One should also look at parameters: `num_bag_folds`, `num_bag_sets` and `num_stack_levels` parameters. These parameters can help to improve the model's performance.

To see all possible parameters for the .fit() method, see the [AutoGluon documentation .fit()](https://auto.gluon.ai/scoredebugweight/api/autogluon.predictor.html#autogluon.tabular.TabularPredictor.fit)

In [None]:
# Initialize the AutoGluon TabularPredictor
time_limit = 24*60*60 # Set this to longest time you are willing to wait (in seconds)
metric = 'roc_auc'
predictor = TabularPredictor(label=target_feature_name, eval_metric=metric).fit(data, time_limit=time_limit, presets='best_quality')

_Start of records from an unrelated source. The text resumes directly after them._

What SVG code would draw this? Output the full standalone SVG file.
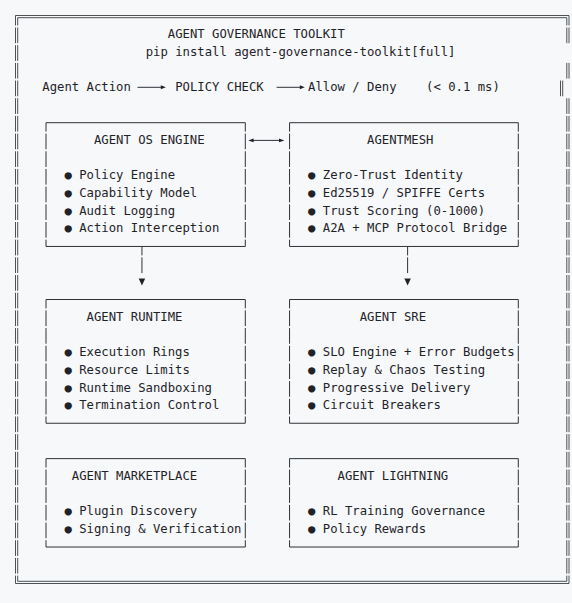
<svg xmlns="http://www.w3.org/2000/svg" width="572" height="603" viewBox="0 0 572 603">
<style>
text{font-family:"DejaVu Sans Mono","Liberation Mono",monospace;font-size:12.26px;fill:#1f2328;}
.bx{fill:none;stroke:#2f3337;stroke-width:1;}
.v{fill:none;stroke:#2f3337;stroke-width:1;stroke-dasharray:15.68 2;stroke-dashoffset:6.78;}
.dl{fill:none;stroke:#3a3e42;stroke-width:0.9;}
.dv{fill:none;stroke:#3a3e42;stroke-width:0.9;stroke-dasharray:15.68 2;}
.ar{fill:#1f2328;stroke:none;}
</style>
<rect width="572" height="603" fill="#f6f8fa"/>

<g id="frame">
<path class="dl" d="M15.5 15.5H569M17.7 17.7H566.8M17.7 581.3H566.8M15.5 583.5H569"/>
<path class="dv" style="stroke-dashoffset:5.66" d="M15.5 15.5V583.5"/>
<path class="dv" style="stroke-dashoffset:7.86" d="M17.7 17.7V581.3"/>
<path class="dv" style="stroke-dashoffset:5.66" d="M569 15.5V43.2"/>
<path class="dv" style="stroke-dashoffset:7.86" d="M566.8 17.7V43.2"/>
<path class="dl" d="M569 62.88V78.56M566.8 62.88V78.56M562.7 80.56V96.24M560.5 80.56V96.24"/>
<path class="dv" d="M569 98.24V583.5M566.8 98.24V581.3"/>
</g>

<g id="header">
<text x="167.78" y="37.9">AGENT GOVERNANCE TOOLKIT</text>
<text x="145.64" y="55.58">pip install agent-governance-toolkit[full]</text>
<text x="42.32" y="90.94">Agent Action</text>
<text x="175.16" y="90.94">POLICY CHECK</text>
<text x="308" y="90.94">Allow / Deny</text>
<text x="426.08" y="90.94">(&lt; 0.1 ms)</text>
</g>

<g id="agent-os-engine">
<path class="bx" d="M46 122.7H245.3M46 246.46H245.3"/>
<path class="v" d="M46 122.7V246.46M245.3 122.7V246.46"/>
<text x="93.98" y="143.98">AGENT OS ENGINE</text>
<text y="179.34"><tspan x="64.46">●</tspan><tspan x="79.22">Policy Engine</tspan></text>
<text y="197.02"><tspan x="64.46">●</tspan><tspan x="79.22">Capability Model</tspan></text>
<text y="214.7"><tspan x="64.46">●</tspan><tspan x="79.22">Audit Logging</tspan></text>
<text y="232.38"><tspan x="64.46">●</tspan><tspan x="79.22">Action Interception</tspan></text>
</g>

<g id="agentmesh">
<path class="bx" d="M289.55 122.7H518.3M289.55 246.46H518.3"/>
<path class="v" d="M289.55 122.7V246.46M518.3 122.7V246.46"/>
<text x="367.04" y="143.98">AGENTMESH</text>
<text y="179.34"><tspan x="308">●</tspan><tspan x="322.76">Zero-Trust Identity</tspan></text>
<text y="197.02"><tspan x="308">●</tspan><tspan x="322.76">Ed25519 / SPIFFE Certs</tspan></text>
<text y="214.7"><tspan x="308">●</tspan><tspan x="322.76">Trust Scoring (0-1000)</tspan></text>
<text y="232.38"><tspan x="308">●</tspan><tspan x="322.76">A2A + MCP Protocol Bridge</tspan></text>
</g>

<g id="agent-runtime">
<path class="bx" d="M46 299.5H245.3M46 423.26H245.3"/>
<path class="v" d="M46 299.5V423.26M245.3 299.5V423.26"/>
<text x="86.6" y="320.78">AGENT RUNTIME</text>
<text y="356.14"><tspan x="64.46">●</tspan><tspan x="79.22">Execution Rings</tspan></text>
<text y="373.82"><tspan x="64.46">●</tspan><tspan x="79.22">Resource Limits</tspan></text>
<text y="391.5"><tspan x="64.46">●</tspan><tspan x="79.22">Runtime Sandboxing</tspan></text>
<text y="409.18"><tspan x="64.46">●</tspan><tspan x="79.22">Termination Control</tspan></text>
</g>

<g id="agent-sre">
<path class="bx" d="M289.55 299.5H518.3M289.55 423.26H518.3"/>
<path class="v" d="M289.55 299.5V423.26M518.3 299.5V423.26"/>
<text x="359.66" y="320.78">AGENT SRE</text>
<text y="356.14"><tspan x="308">●</tspan><tspan x="322.76">SLO Engine + Error Budgets</tspan></text>
<text y="373.82"><tspan x="308">●</tspan><tspan x="322.76">Replay &amp; Chaos Testing</tspan></text>
<text y="391.5"><tspan x="308">●</tspan><tspan x="322.76">Progressive Delivery</tspan></text>
<text y="409.18"><tspan x="308">●</tspan><tspan x="322.76">Circuit Breakers</tspan></text>
</g>

<g id="agent-marketplace">
<path class="bx" d="M46 458.62H245.3M46 547.02H245.3"/>
<path class="v" d="M46 458.62V547.02M245.3 458.62V547.02"/>
<text x="71.84" y="479.9">AGENT MARKETPLACE</text>
<text y="515.26"><tspan x="64.46">●</tspan><tspan x="79.22">Plugin Discovery</tspan></text>
<text y="532.94"><tspan x="64.46">●</tspan><tspan x="79.22">Signing &amp; Verification</tspan></text>
</g>

<g id="agent-lightning">
<path class="bx" d="M289.55 458.62H518.3M289.55 547.02H518.3"/>
<path class="v" d="M289.55 458.62V547.02M518.3 458.62V547.02"/>
<text x="337.52" y="479.9">AGENT LIGHTNING</text>
<text y="515.26"><tspan x="308">●</tspan><tspan x="322.76">RL Training Governance</tspan></text>
<text y="532.94"><tspan x="308">●</tspan><tspan x="322.76">Policy Rewards</tspan></text>
</g>

<g id="connectors">
<path class="bx" d="M137.5 87.3H161.5"/>
<path class="ar" d="M160.8 85.3L165.8 87.3L160.8 89.3Z"/>
<path class="bx" d="M276.6 87.3H300.5"/>
<path class="ar" d="M299.8 85.3L304.8 87.3L299.8 89.3Z"/>
<path class="bx" d="M252 140.4H280.5"/>
<path class="ar" d="M248.3 140.4L253.6 138.5L253.6 142.3Z"/>
<path class="ar" d="M284.3 140.4L279 138.5L279 142.3Z"/>
<path class="v" d="M141.95 246.46V273.04M407.6 246.46V273.04"/>
<path class="ar" d="M138.7 278.6H145.2L141.95 285.6Z"/>
<path class="ar" d="M404.35 278.6H410.85L407.6 285.6Z"/>
</g>
</svg>
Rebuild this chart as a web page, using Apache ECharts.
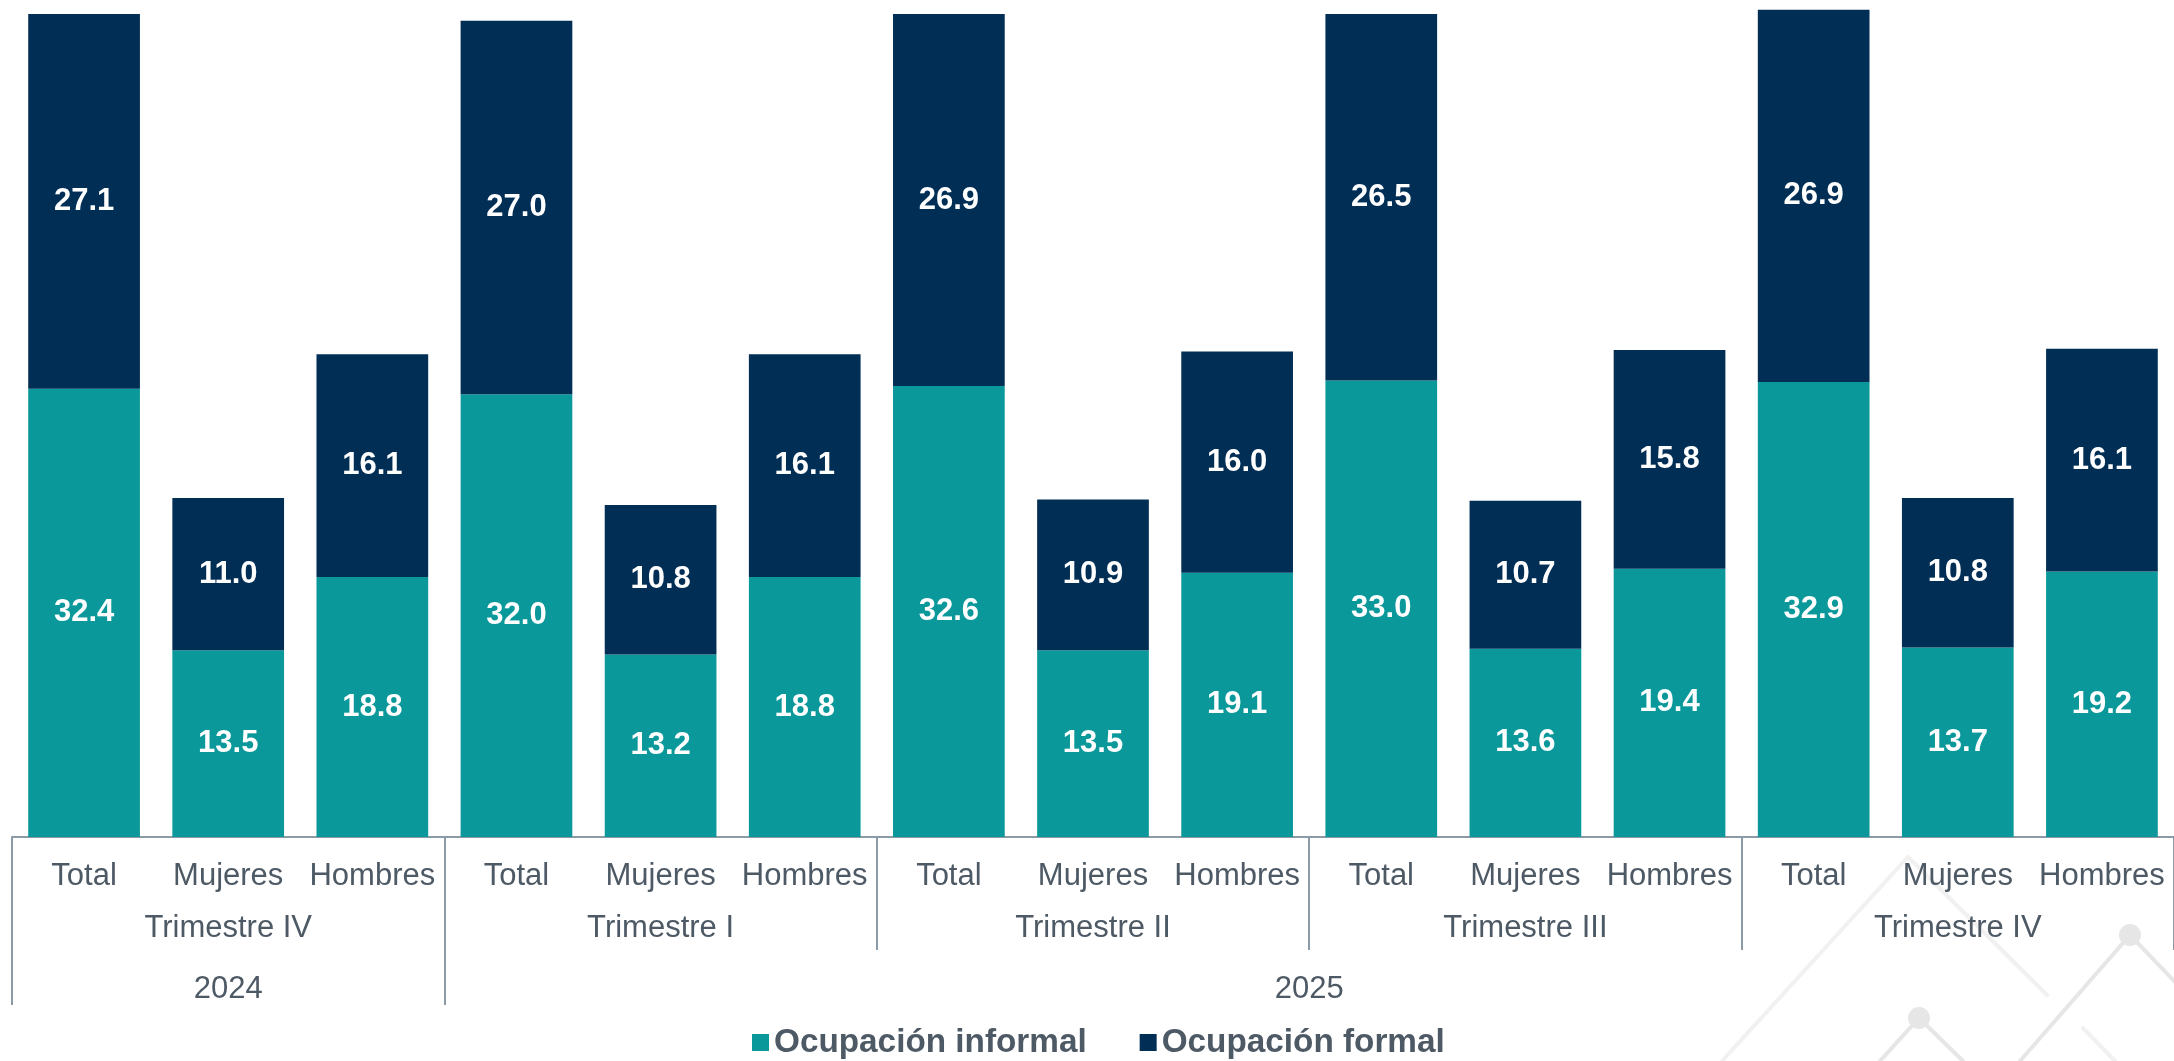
<!DOCTYPE html>
<html>
<head>
<meta charset="utf-8">
<script src="https://cdn.jsdelivr.net/npm/echarts@6/dist/echarts.min.js"></script>
<style>
html,body{margin:0;padding:0;background:#fff;}
#chart{width:2174px;height:1061px;}
</style>
</head>
<body>
<div id="chart"></div>
<script>
// ---- Data ----
const categories = ['Total','Mujeres','Hombres','Total','Mujeres','Hombres','Total','Mujeres','Hombres','Total','Mujeres','Hombres','Total','Mujeres','Hombres'];
const quarters = ['Trimestre IV','Trimestre I','Trimestre II','Trimestre III','Trimestre IV'];
const years = ['2024','2025'];
const yearCenters = [1.5, 9];     // in category units (0..15)
const yearBounds = [0, 3];        // group dividers for years
const informal = [32.4,13.5,18.8, 32.0,13.2,18.8, 32.6,13.5,19.1, 33.0,13.6,19.4, 32.9,13.7,19.2];
const formal   = [27.1,11.0,16.1, 27.0,10.8,16.1, 26.9,10.9,16.0, 26.5,10.7,15.8, 26.9,10.8,16.1];
const seriesNames = ['Ocupación informal','Ocupación formal'];

const FONT = '"Liberation Sans", Arial, sans-serif';
const TXT = '#4d5964';
const AX = '#8c9aa6';
const TEAL = '#0a989a';
const NAVY = '#002e55';

const chart = echarts.init(document.getElementById('chart'));

const wmFaint = '#f1f1f1', wmMid = '#e6e6e6';
const graphic = [
  {type:'polyline', z:-10, silent:true, shape:{points:[[1722,1061],[1908,857],[2047,995]]}, style:{stroke:wmFaint, lineWidth:4, fill:null, lineCap:'round'}},
  {type:'polyline', z:-10, silent:true, shape:{points:[[1880,1061],[1919,1018],[1963,1061]]}, style:{stroke:wmMid, lineWidth:4, fill:null, lineCap:'round'}},
  {type:'circle', z:-10, silent:true, shape:{cx:1919, cy:1018, r:11}, style:{fill:wmMid}},
  {type:'polyline', z:-10, silent:true, shape:{points:[[2020,1061],[2130,935],[2176,983]]}, style:{stroke:wmMid, lineWidth:4, fill:null, lineCap:'round'}},
  {type:'circle', z:-10, silent:true, shape:{cx:2130, cy:935, r:11}, style:{fill:wmMid}},
  {type:'polyline', z:-10, silent:true, shape:{points:[[2083,1028],[2115,1061]]}, style:{stroke:wmFaint, lineWidth:4, fill:null, lineCap:'round'}}
];

const option = {
  animation: false,
  backgroundColor: '#ffffff',
  textStyle: { fontFamily: FONT },
  graphic: graphic,
  legend: {
    data: seriesNames,
    top: 1021,
    left: 747,
    icon: 'rect',
    itemWidth: 17,
    itemHeight: 17,
    itemGap: 53,
    textStyle: { fontFamily: FONT, fontSize: 33.3, fontWeight: 'bold', color: TXT }
  },
  grid: { left: 12, top: 7, width: 2169, height: 830, containLabel: false },
  xAxis: [
    {
      type: 'category',
      data: categories,
      axisLine: { show: true, lineStyle: { color: AX, width: 2 } },
      axisTick: { show: false },
      axisLabel: { fontFamily: FONT, fontSize: 31, color: TXT, margin: 24, interval: 0 }
    },
    {
      type: 'category',
      data: quarters,
      position: 'bottom',
      axisLine: { show: false },
      axisTick: { show: true, length: 113, lineStyle: { color: AX, width: 2 } },
      axisLabel: { fontFamily: FONT, fontSize: 31, color: TXT, margin: 76, interval: 0 },
      splitLine: { show: false }
    },
    {
      type: 'value',
      min: 0,
      max: 15,
      position: 'bottom',
      axisLine: { show: false },
      splitLine: { show: false },
      axisTick: { show: true, customValues: yearBounds, length: 168, lineStyle: { color: AX, width: 2 } },
      axisLabel: {
        fontFamily: FONT, fontSize: 31, color: TXT, margin: 137,
        customValues: yearCenters,
        formatter: function (v) {
          const i = yearCenters.indexOf(v);
          return i >= 0 ? years[i] : '';
        }
      }
    }
  ],
  yAxis: { type: 'value', min: 0, max: 60, show: false, splitLine: { show: false } },
  series: [
    {
      name: seriesNames[0], type: 'bar', stack: 'a', data: informal,
      barCategoryGap: '22.5%',
      itemStyle: { color: TEAL },
      label: { show: true, position: 'inside', color: '#fff', fontFamily: FONT, fontWeight: 'bold', fontSize: 31,
        formatter: p => p.value.toFixed(1) }
    },
    {
      name: seriesNames[1], type: 'bar', stack: 'a', data: formal,
      barCategoryGap: '22.5%',
      itemStyle: { color: NAVY },
      label: { show: true, position: 'inside', color: '#fff', fontFamily: FONT, fontWeight: 'bold', fontSize: 31,
        formatter: p => p.value.toFixed(1) }
    }
  ]
};
chart.setOption(option);
</script>
</body>
</html>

### Loading pre-trained model
AutoGluon provides a simple way to load a pre-trained model.

In [None]:
if predictor is None:
    # TODO Correct model path to the one that was saved
    model_path = "AutogluonModels/ag-20240326_133920/"
    predictor = TabularPredictor.load(model_path)
predictor.fit_summary()

## Make predictions

In [None]:
# Evaluate on the test set
y_test_pred = predictor.predict(x_test)
test_accuracy = accuracy_score(y_test, y_test_pred)
print("Test Accuracy: ", test_accuracy)
print("Test Classification Report:\n", classification_report(y_test, y_test_pred))
# predictor.leaderboard(x_test, silent=True)


## Save model

In [None]:
x_test = prepare_test_data()
final_predictions = predictor.predict(x_test)

In [None]:
# Save the final predictions as a CSV file
save_predictions(final_predictions, f'predictions_auto_gluon')